Extract every line that contains the string "draw".
#### Given data
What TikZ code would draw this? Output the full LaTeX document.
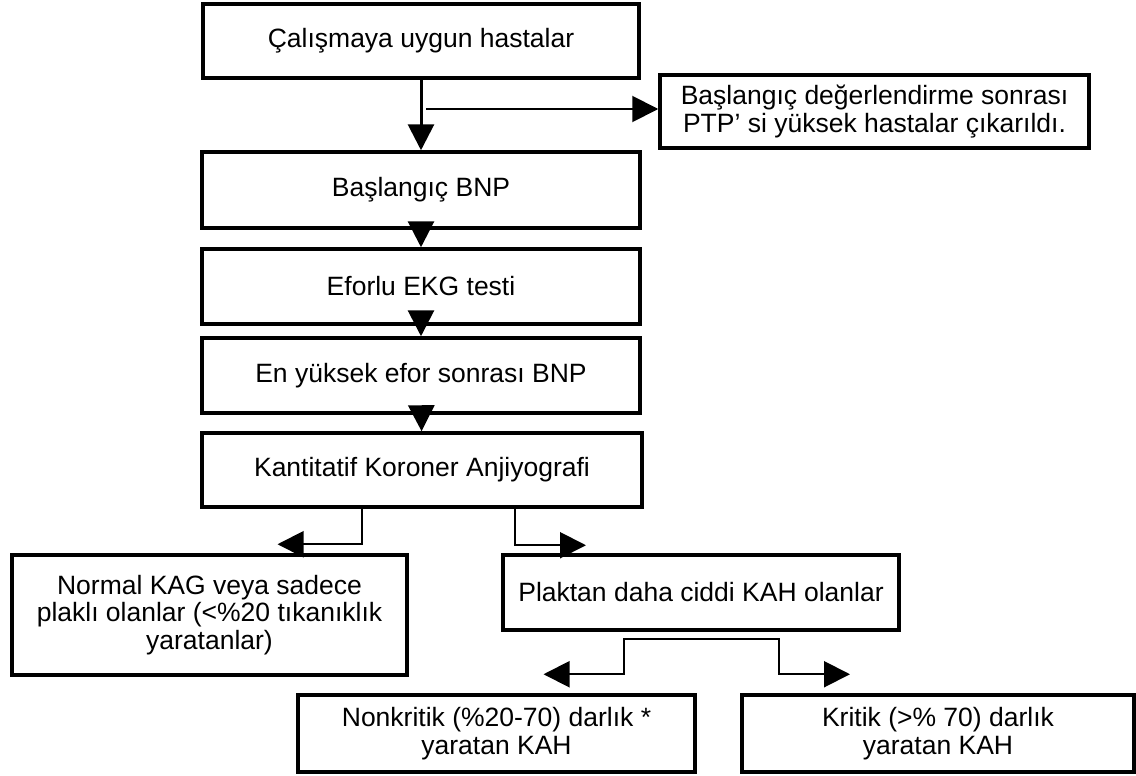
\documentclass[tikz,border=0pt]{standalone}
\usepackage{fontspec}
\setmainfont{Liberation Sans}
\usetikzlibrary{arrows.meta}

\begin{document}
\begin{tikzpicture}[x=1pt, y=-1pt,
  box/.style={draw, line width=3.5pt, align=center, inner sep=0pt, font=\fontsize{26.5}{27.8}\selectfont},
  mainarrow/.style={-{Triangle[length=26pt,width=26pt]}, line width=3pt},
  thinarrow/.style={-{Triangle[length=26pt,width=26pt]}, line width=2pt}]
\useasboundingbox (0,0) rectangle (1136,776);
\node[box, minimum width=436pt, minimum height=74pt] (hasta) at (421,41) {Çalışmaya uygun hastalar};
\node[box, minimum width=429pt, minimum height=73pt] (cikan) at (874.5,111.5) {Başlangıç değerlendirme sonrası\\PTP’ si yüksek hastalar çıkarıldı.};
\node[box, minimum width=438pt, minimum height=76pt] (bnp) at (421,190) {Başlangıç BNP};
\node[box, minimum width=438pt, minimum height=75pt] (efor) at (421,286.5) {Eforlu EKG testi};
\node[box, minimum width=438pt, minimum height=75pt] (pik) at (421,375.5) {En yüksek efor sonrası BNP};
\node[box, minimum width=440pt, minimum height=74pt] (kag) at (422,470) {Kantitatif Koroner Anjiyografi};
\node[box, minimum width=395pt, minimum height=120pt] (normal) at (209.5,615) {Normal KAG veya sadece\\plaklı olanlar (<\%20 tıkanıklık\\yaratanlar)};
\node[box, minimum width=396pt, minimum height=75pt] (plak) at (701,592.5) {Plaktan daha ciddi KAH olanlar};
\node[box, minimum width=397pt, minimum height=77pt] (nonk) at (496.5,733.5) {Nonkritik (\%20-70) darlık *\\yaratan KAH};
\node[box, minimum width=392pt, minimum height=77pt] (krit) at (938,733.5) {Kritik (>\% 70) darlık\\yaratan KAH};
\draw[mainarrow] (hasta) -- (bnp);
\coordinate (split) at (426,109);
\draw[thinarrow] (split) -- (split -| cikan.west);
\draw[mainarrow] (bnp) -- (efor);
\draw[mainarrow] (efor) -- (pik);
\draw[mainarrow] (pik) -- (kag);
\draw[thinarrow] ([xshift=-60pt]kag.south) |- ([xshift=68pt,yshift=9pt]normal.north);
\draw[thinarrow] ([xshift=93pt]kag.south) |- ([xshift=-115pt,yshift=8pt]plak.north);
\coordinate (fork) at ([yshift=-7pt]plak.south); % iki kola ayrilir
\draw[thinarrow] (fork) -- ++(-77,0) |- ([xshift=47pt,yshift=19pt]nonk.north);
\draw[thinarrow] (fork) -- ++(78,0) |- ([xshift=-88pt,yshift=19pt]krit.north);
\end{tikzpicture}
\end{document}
########
● **Correct answer**:
What TikZ code would draw this? Output the full LaTeX document.
  box/.style={draw, line width=3.5pt, align=center, inner sep=0pt, font=\fontsize{26.5}{27.8}\selectfont},
\draw[mainarrow] (hasta) -- (bnp);
\draw[thinarrow] (split) -- (split -| cikan.west);
\draw[mainarrow] (bnp) -- (efor);
\draw[mainarrow] (efor) -- (pik);
\draw[mainarrow] (pik) -- (kag);
\draw[thinarrow] ([xshift=-60pt]kag.south) |- ([xshift=68pt,yshift=9pt]normal.north);
\draw[thinarrow] ([xshift=93pt]kag.south) |- ([xshift=-115pt,yshift=8pt]plak.north);
\draw[thinarrow] (fork) -- ++(-77,0) |- ([xshift=47pt,yshift=19pt]nonk.north);
\draw[thinarrow] (fork) -- ++(78,0) |- ([xshift=-88pt,yshift=19pt]krit.north);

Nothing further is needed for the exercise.